One of the core functions of human resource management is the development of a compensation system. In this lesson, you’ll learn about the different methods organizations use to compensate their employees. A short quiz follows.
Compensation System Defined
Brittany works as an HR specialist for a large corporation that manufactures microchips. She specializes in compensation and benefit administration. Part of her job is to periodically review and recommend advisable changes to the company’s compensation system.
A compensation system is the sum total of all monetary and non-monetary benefits provided to employees in exchange for their willingness to work. Compensation can be broken down into three general categories:
- Direct financial compensation is monetary compensation, such as wages, salaries, commission and performance payments. This is the type of compensation that we’ll be focusing on in this lesson.
- Indirect financial compensation includes compensation that has financial value but does not consist of a direct monetary payment to an employee. You can think of it as a non-cash benefit. Examples include paid time off, health insurance, life insurance, disability insurance, stock options plans and services provided to employees, such as financial counseling.
- Non-financial compensation doesn’t have any monetary or economic value per se, but it involves the satisfaction an employee receives from the work environment.
Salary and Wages
William is like the vast majority of workers and is paid an hourly wage by the company. A wage is simply a specific sum of money paid for each hour worked. Of course, employees are paid for partial hours worked as well.
The Fair Labor Standard Act (FLSA) requires wage employees to be paid an overtime rate of pay at least one-and-a-half times their regular wage for any time worked over 40 hours during a weekly pay period. For example, William makes $15 per hour and is paid $22.50 per hour if he works overtime. Samantha is an executive who works in marketing. She’s not paid a wage. Instead, she’s paid a salary.
A salary is a set amount of compensation paid, regardless of the amount of work performed. It is often calculated on an annual basis and paid out on a monthly basis. For example, Samantha’s current salary is $60,000 per year and is paid in 12 monthly installments of $5,000.
Samantha’s job qualifies her as an exempt employee, which means she is not covered by the overtime provisions of the FLSA. Some of the most important exemptions to overtime pay include executive, administrative, professional, outside sales and other highly compensated employees. Each exemption requires certain criteria to be met, including a minimum level of pay.
Carl works in sales. He’s paid a salary and is also entitled to earn commission. A commission is a payment a salesperson receives for selling a product or service and is usually based upon a percentage of the revenue the salesperson brings into the company from sales. Carl gets two percent of each dollar of revenue he generates in sales. So, if he brings in $2,000,000 in sales during the year, he earns $40,000 in commission. This is in addition to his regular salary.

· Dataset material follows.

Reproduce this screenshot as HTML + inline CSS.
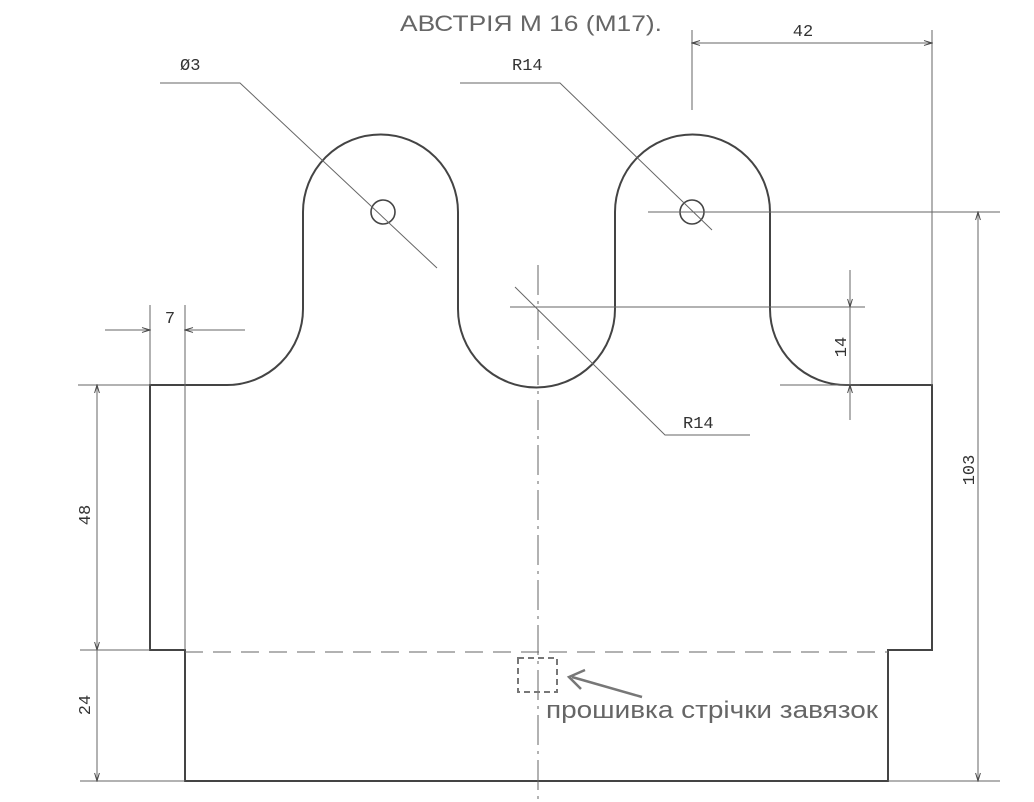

Some salespeople work on straight commission, which means they are only paid commissions. The commission rates are usually significantly higher than if a salary or wage is also paid. Of course, if no sales are made, no pay is given regardless of the amount of work put in. However, straight commission arrangements can be highly lucrative to successful salespeople in the correct sales environment. A six or seven figure income is possible.
Patrick is an associate at a law firm that has adopted a pay-for-performance system. Like commission, it’s a variable-based pay plan, which means there is some variability in the amount of compensation that an employee will receive. Patrick receives a base salary and may qualify for additional pay throughout the year based upon his performance. For example, he may be required to bill 2,000 hours per year, which is 500 hours per quarter. At the end of each quarter, he may receive a performance bonus if his billable hours exceeded 500.
Contractors and Compensation
Irene is an independent contractor. She works for different companies as a consultant on a case-by-case basis. She is not an employee of any of the companies, and they do not withhold payroll taxes. Instead, Irene is paid according to the terms of her contract, and she is responsible for paying not only income but self-employment taxes.
Let’s review what we’ve learned. A compensation system is all the financial and non-financial value workers receive from an organization in exchange for their labor. You can divide compensation into three separate categories: direct financial compensation, indirect financial compensation and non-financial compensation. Typical forms of direct financial compensation include wages, salaries, commissions and pay-for-performance pay. Independent contractors are paid pursuant to the terms of their contract with the company.